Dans une autre lettre adressée, le 7 août 2017, aux sociétés des télécommunications, opérant en RD Congo, et portant sur des « mesures préventives à prendre face à l’usage abusif des réseaux sociaux », l’ARPTC leur a enjoint de « prendre des mesures techniques préventives susceptibles de réduire au strict minimum la capacité de transmission des images ». Cette demande a été formulée la veille d’une grande marche de l’opposition.
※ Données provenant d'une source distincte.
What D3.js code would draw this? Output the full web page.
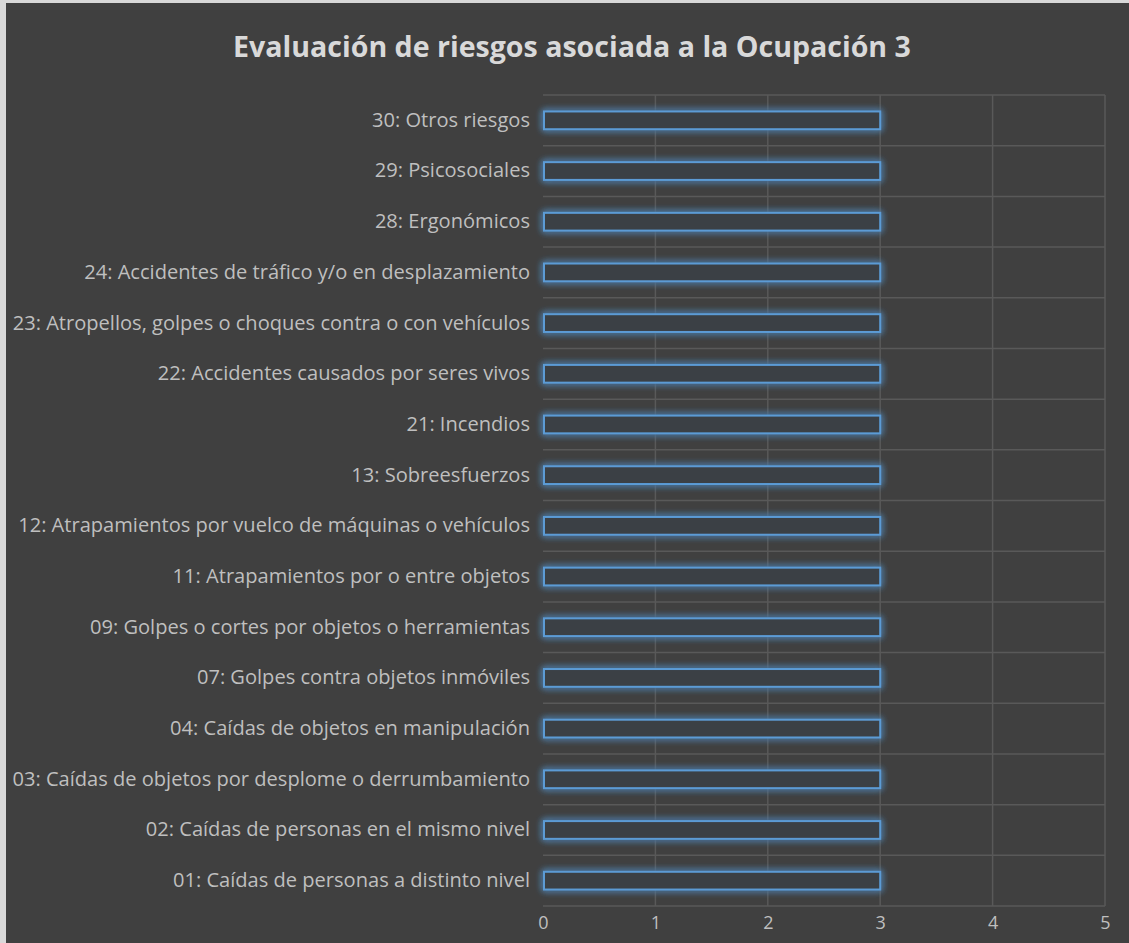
<!DOCTYPE html>
<html><head><meta charset="utf-8">
<script src="https://cdn.jsdelivr.net/npm/d3@7"></script>
<style>html,body{margin:0;padding:0;background:#d9d9d9;}svg{display:block;}</style>
</head><body>
<script>
const categories = [
  "30: Otros riesgos",
  "29: Psicosociales",
  "28: Ergonómicos",
  "24: Accidentes de tráfico y/o en desplazamiento",
  "23: Atropellos, golpes o choques contra o con vehículos",
  "22: Accidentes causados por seres vivos",
  "21: Incendios",
  "13: Sobreesfuerzos",
  "12: Atrapamientos por vuelco de máquinas o vehículos",
  "11: Atrapamientos por o entre objetos",
  "09: Golpes o cortes por objetos o herramientas",
  "07: Golpes contra objetos inmóviles",
  "04: Caídas de objetos en manipulación",
  "03: Caídas de objetos por desplome o derrumbamiento",
  "02: Caídas de personas en el mismo nivel",
  "01: Caídas de personas a distinto nivel"
];
const values = [3,3,3,3,3,3,3,3,3,3,3,3,3,3,3,3];
const xTicks = [0,1,2,3,4,5];
const title = "Evaluación de riesgos asociada a la Ocupación 3";

const W = 1129, H = 943;
const svg = d3.select("body").append("svg").attr("width", W).attr("height", H);
svg.append("rect").attr("x",6).attr("y",3).attr("width",W-6).attr("height",H-3).attr("fill","#404040");

const defs = svg.append("defs");
const f = defs.append("filter").attr("id","glow").attr("x","-5%").attr("y","-60%").attr("width","110%").attr("height","220%");
f.append("feGaussianBlur").attr("in","SourceGraphic").attr("stdDeviation",3.5).attr("result","b");
f.append("feMerge").selectAll("feMergeNode").data(["b","b","SourceGraphic"]).join("feMergeNode").attr("in",d=>d);

const x = d3.scaleLinear().domain([0,5]).range([543,1105]);
const y = d3.scaleBand().domain(categories).range([95,906]).paddingInner(0.65).paddingOuter(0.325);
const yg = d3.scaleBand().domain(categories).range([95,906]);

const font = "'Open Sans', 'Noto Sans', sans-serif";

// grid
const g = svg.append("g");
g.selectAll("line.v").data(xTicks.filter(d=>d>0)).join("line")
  .attr("x1",d=>x(d)).attr("x2",d=>x(d)).attr("y1",95).attr("y2",906)
  .attr("stroke","#595959").attr("stroke-width",1.5);
g.selectAll("line.h").data(categories.concat(["__end"])).join("line")
  .attr("x1",x(0)).attr("x2",x(5))
  .attr("y1",(d,i)=> i<categories.length ? yg(d) : 906)
  .attr("y2",(d,i)=> i<categories.length ? yg(d) : 906)
  .attr("stroke","#595959").attr("stroke-width",1.5);

// bars
svg.append("g").selectAll("rect").data(categories).join("rect")
  .attr("x",x(0)+1).attr("y",d=>y(d))
  .attr("width",(d,i)=>x(values[i])-x(0)-1).attr("height",y.bandwidth())
  .attr("fill","#3b3f44").attr("stroke","#5b9bd5").attr("stroke-width",2)
  .attr("filter","url(#glow)");

// x axis
const xa = svg.append("g").attr("transform","translate(0,906)")
  .attr("font-size",18).attr("font-family",font)
  .call(d3.axisBottom(x).tickValues(xTicks).tickSize(0).tickPadding(10).tickFormat(d3.format("d")));
xa.select(".domain").remove();
xa.selectAll("text").attr("fill","#bfbfbf").style("font-family",font).style("font-size","18px");

// y axis
const ya = svg.append("g").attr("transform",`translate(${x(0)},0)`)
  .call(d3.axisLeft(y).tickSize(0).tickPadding(13));
ya.select(".domain").remove();
ya.selectAll("text").attr("fill","#bfbfbf").style("font-family",font).style("font-size","15px");
// fit longest label width
let maxW = 0; ya.selectAll("text").each(function(){maxW=Math.max(maxW,this.getComputedTextLength());});
const fs = 15*518/maxW;
ya.selectAll("text").style("font-size",fs+"px");

// title
const t = svg.append("text").attr("x",572).attr("y",57).attr("text-anchor","middle")
  .attr("fill","#d9d9d9").style("font-family",font).style("font-weight","bold").style("font-size","24px").text(title);
const tw = t.node().getComputedTextLength();
t.style("font-size",(24*678/tw)+"px");
</script>
</body></html>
Un mois avant, un arrêté ministériel est venu limiter gravement la libre circulation des journalistes étrangers sur le territoire congolais. Selon ce texte, portant « Règlementation de l’accréditation des journalistes étrangers en RD Congo », signé le 12 juillet 2017, le Ministre de la Communication et des Médias, Lambert Mende, a « interdit aux correspondants de la presse étrangère de réaliser des reportages dans les lieux stratégiques tels que les casernes militaires, installations de télécommunications, Ambassades, saufs autorisation expresse des responsables desdits lieux ». Dans le même arrêté, il était écrit que « leurs déplacements en dehors de la ville de Kinshasa devront être assortis d’une autorisation préalable du Ministre ayant la Communication et les Médias dans ses attributions après concertations avec les autorités locales des entités à visiter ».
Pour JED, la montée en force des cas d’attaques et des violences enregistrées cette année, de même que l’impunité dont jouissent des personnes identifiables qui s’en prennent aux journalistes et aux médias, font partie d’un système de répression mis en place par les autorités congolaises, et qui vise à empêcher les journalistes nationaux et étrangers d’être des témoins gênants de la dérive autoritaire qui s’installe petit à petit dans le pays.
En cette journée mondiale de lutte contre l’impunité des crimes commis contre les journalistes, JED demande à la communauté internationale d’accentuer les pressions sur le gouvernement congolais, et d’envisager des sanctions ciblées contre les responsables des exactions contre la presse.